My only contribution to this thread is regarding ebay feedback: as a buyer on feebay, I will not leave feedback until feedback has been left for me. I completed my side of the transaction (payment) before you completed your side (delivery) so either provide me feedback or go away. I have actually had sellers email me and ask that I provide feedback, that it was their policy to not provide feedback until a buyer did so. I explain my logic every time this happens (maybe 1 our of every 40 auctions or so). Once I got a response "you make sense, but I cant change for one person, we'll agree to disagree" I am no fan of dealers nor of the larger subset they belong to, Humanity. Buyers fall into that group as well. That's why when I go to a show, I bring the junk I plan on selling with me and I ask what are you willing to pay. If I don't like the answer I say "thank you" and leave. Why would I negotiate and why should they?? I understand what the fair price is, if they are being greedy/want it for 20% below melt then conversation isn't going to change that reality. Or if the "dealer" has costs to do business so high that they have to buy at 80%/sell at 120%. What the heck is haggling going to do but waste everyone's time? If anything you WANT the rip-off dealers to pull that stuff, offering 75% or 80% or selling at 10, 20 percent premiums over spot.
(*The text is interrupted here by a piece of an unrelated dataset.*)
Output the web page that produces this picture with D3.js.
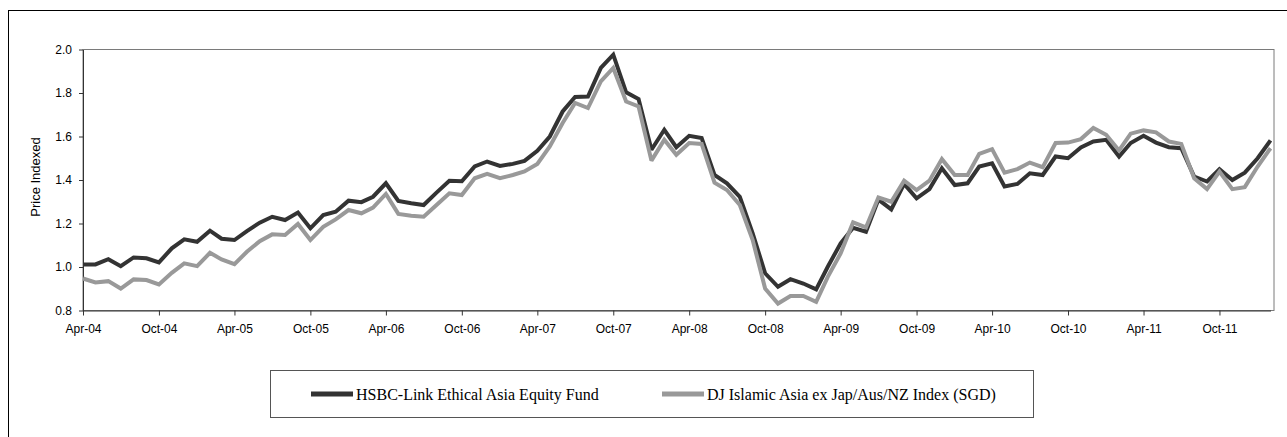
<!DOCTYPE html>
<html lang="en">

<head>
    <meta charset="UTF-8">
    <title>HSBC-Link Ethical Asia Equity Fund vs DJ Islamic Asia Index</title>
    <script src="https://d3js.org/d3.v7.min.js"></script>
    <style>
        body { margin: 0; background: #fff; }
        svg { display: block; }
    </style>
</head>

<body>
    <div id="chart-container"></div>
    <script>
        // monthly values, Apr-04 .. Feb-12
        const startMonth = 'Apr-04';
        const endMonth = 'Feb-12';

        const fundValues = [
            1.012, 1.012, 1.036, 1.004, 1.044, 1.040, 1.021, 1.086, 1.127, 1.116, 1.167, 1.130,
            1.124, 1.165, 1.204, 1.231, 1.216, 1.250, 1.178, 1.239, 1.254, 1.305, 1.298, 1.323,
            1.385, 1.304, 1.293, 1.285, 1.342, 1.396, 1.394, 1.462, 1.485, 1.465, 1.474, 1.488,
            1.534, 1.600, 1.715, 1.782, 1.784, 1.915, 1.976, 1.803, 1.772, 1.539, 1.631, 1.551,
            1.603, 1.593, 1.423, 1.385, 1.323, 1.155, 0.971, 0.909, 0.944, 0.924, 0.897, 1.001,
            1.109, 1.180, 1.162, 1.310, 1.265, 1.382, 1.316, 1.358, 1.454, 1.377, 1.385, 1.462,
            1.477, 1.370, 1.382, 1.431, 1.423, 1.508, 1.500, 1.550, 1.577, 1.585, 1.508, 1.570,
            1.603, 1.572, 1.551, 1.546, 1.416, 1.393, 1.450, 1.400, 1.434, 1.500, 1.582
        ];

        const indexValues = [
            0.947, 0.929, 0.935, 0.901, 0.943, 0.940, 0.920, 0.973, 1.017, 1.004, 1.065, 1.035,
            1.013, 1.070, 1.119, 1.150, 1.147, 1.198, 1.124, 1.185, 1.219, 1.262, 1.247, 1.273,
            1.336, 1.244, 1.236, 1.231, 1.285, 1.339, 1.331, 1.408, 1.428, 1.408, 1.423, 1.439,
            1.474, 1.554, 1.662, 1.754, 1.731, 1.853, 1.915, 1.761, 1.738, 1.489, 1.585, 1.516,
            1.570, 1.566, 1.388, 1.354, 1.285, 1.124, 0.901, 0.832, 0.867, 0.867, 0.840, 0.955,
            1.063, 1.205, 1.182, 1.320, 1.300, 1.397, 1.354, 1.397, 1.496, 1.423, 1.423, 1.520,
            1.542, 1.434, 1.450, 1.480, 1.459, 1.570, 1.572, 1.588, 1.639, 1.608, 1.536, 1.613,
            1.628, 1.619, 1.577, 1.566, 1.408, 1.358, 1.439, 1.358, 1.367, 1.462, 1.546
        ];

        const xTickLabels = ['Apr-04', 'Oct-04', 'Apr-05', 'Oct-05', 'Apr-06', 'Oct-06', 'Apr-07', 'Oct-07',
            'Apr-08', 'Oct-08', 'Apr-09', 'Oct-09', 'Apr-10', 'Oct-10', 'Apr-11', 'Oct-11'];
        const yTicks = [0.8, 1.0, 1.2, 1.4, 1.6, 1.8, 2.0];

        const seriesNames = ['HSBC-Link Ethical Asia Equity Fund', 'DJ Islamic Asia ex Jap/Aus/NZ Index (SGD)'];
        const seriesColors = ['#333333', '#999999'];

        const parseMonth = d3.timeParse('%b-%y');
        const months = d3.timeMonth.range(parseMonth(startMonth), d3.timeMonth.offset(parseMonth(endMonth), 1));

        const width = 1287, height = 437;
        const plot = { left: 83, top: 49.5, right: 1274, bottom: 310.5 };

        const svg = d3.select('#chart-container')
            .append('svg')
            .attr('width', width)
            .attr('height', height);

        // outer frame (only top and left edges are visible)
        svg.append('rect')
            .attr('x', 8.5)
            .attr('y', 10.5)
            .attr('width', width)
            .attr('height', height)
            .attr('fill', 'none')
            .attr('stroke', '#000')
            .attr('stroke-width', 1);

        const x = d3.scaleTime()
            .domain([months[0], months[months.length - 1]])
            .range([plot.left, 1270.5]);

        const y = d3.scaleLinear()
            .domain([0.8, 2.0])
            .range([plot.bottom, plot.top]);

        // plot area border
        svg.append('rect')
            .attr('x', plot.left)
            .attr('y', plot.top)
            .attr('width', plot.right - plot.left)
            .attr('height', plot.bottom - plot.top)
            .attr('fill', 'none')
            .attr('stroke', '#7a7a7a')
            .attr('stroke-width', 1);

        const xAxis = svg.append('g')
            .attr('transform', `translate(0,${plot.bottom})`)
            .call(d3.axisBottom(x)
                .tickValues(xTickLabels.map(parseMonth))
                .tickFormat(d3.timeFormat('%b-%y'))
                .tickSize(5)
                .tickSizeOuter(0));

        const yAxis = svg.append('g')
            .attr('transform', `translate(${plot.left},0)`)
            .call(d3.axisLeft(y)
                .tickValues(yTicks)
                .tickFormat(d3.format('.1f'))
                .tickSize(4)
                .tickSizeOuter(0));

        [xAxis, yAxis].forEach(ax => {
            ax.select('.domain').attr('stroke', '#333');
            ax.selectAll('.tick line').attr('stroke', '#333');
            ax.selectAll('.tick text')
                .attr('fill', '#000')
                .attr('font-family', 'Liberation Sans, Arial, sans-serif')
                .attr('font-size', '12px');
        });
        xAxis.selectAll('.tick text').attr('dy', '1.2em');
        yAxis.selectAll('.tick text').attr('x', -11);

        svg.append('text')
            .attr('transform', 'translate(40,177) rotate(-90)')
            .attr('text-anchor', 'middle')
            .attr('font-family', 'Liberation Sans, Arial, sans-serif')
            .attr('font-size', '13px')
            .attr('fill', '#000')
            .text('Price Indexed');

        const line = d3.line()
            .x((d, i) => x(months[i]))
            .y(d => y(d));

        [fundValues, indexValues].forEach((values, k) => {
            svg.append('path')
                .datum(values)
                .attr('d', line)
                .attr('fill', 'none')
                .attr('stroke', seriesColors[k])
                .attr('stroke-width', 4)
                .attr('stroke-linejoin', 'miter')
                .attr('stroke-miterlimit', 2);
        });

        // legend
        const legend = svg.append('g');
        legend.append('rect')
            .attr('x', 270.5)
            .attr('y', 370.5)
            .attr('width', 763)
            .attr('height', 47)
            .attr('fill', '#fff')
            .attr('stroke', '#555')
            .attr('stroke-width', 1);

        const legendX = [311, 662];
        seriesNames.forEach((name, k) => {
            legend.append('rect')
                .attr('x', legendX[k])
                .attr('y', 391.5)
                .attr('width', 42)
                .attr('height', 5)
                .attr('fill', seriesColors[k]);
            legend.append('text')
                .attr('x', legendX[k] + 45)
                .attr('y', 400)
                .attr('font-family', 'Liberation Serif, Times New Roman, serif')
                .attr('font-size', '16px')
                .attr('fill', '#000')
                .text(name);
        });
    </script>
</body>

</html>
The consumer on the other side of the transaction makes a bad decision and now that's money they cant spend twice. As long as you don't fall for it it is actually working in your favor, the faster the sheep get sheared the sooner you will be able to obtain the correct price. Call me "Mr Margin Squeezer" as I think you should be buying at 5% below spot and selling for spot. Got double-digit spreads? We're not who you want walking around the show you rented a table at. Are you an Ag-cumulator? then to see Mr Margin Squeezer, you need to BE Mr Margin Squeezer...
Great war story! Hope you blocked him from ever bidding on your stuff again. Just like anything in life, 10% of the people out there are knuckleheads, but that 10% cause 90 % of your problems.
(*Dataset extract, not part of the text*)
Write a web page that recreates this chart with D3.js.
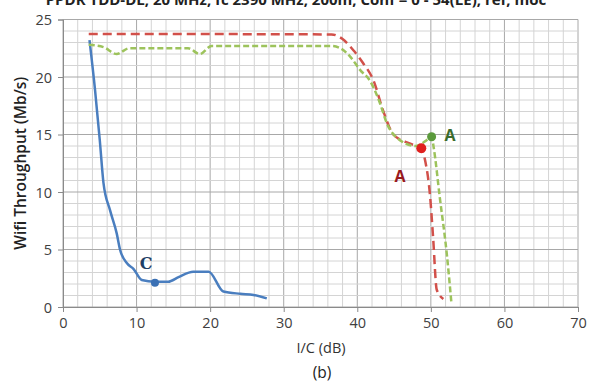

Great post. Unfortunately, these people are the same ones who create problems everywhere they go -- Walmart, Amazon, department stores, the local supermarket, etc. They don't just pick on coin dealers. My daughter is a manager in a name-brand department store and she tells very similar stories.
That can be frustrating, but kudos to you for not losing your courtesy. And also for giving Mr. Impatient a second chance. You know that sometimes people can have a bad day.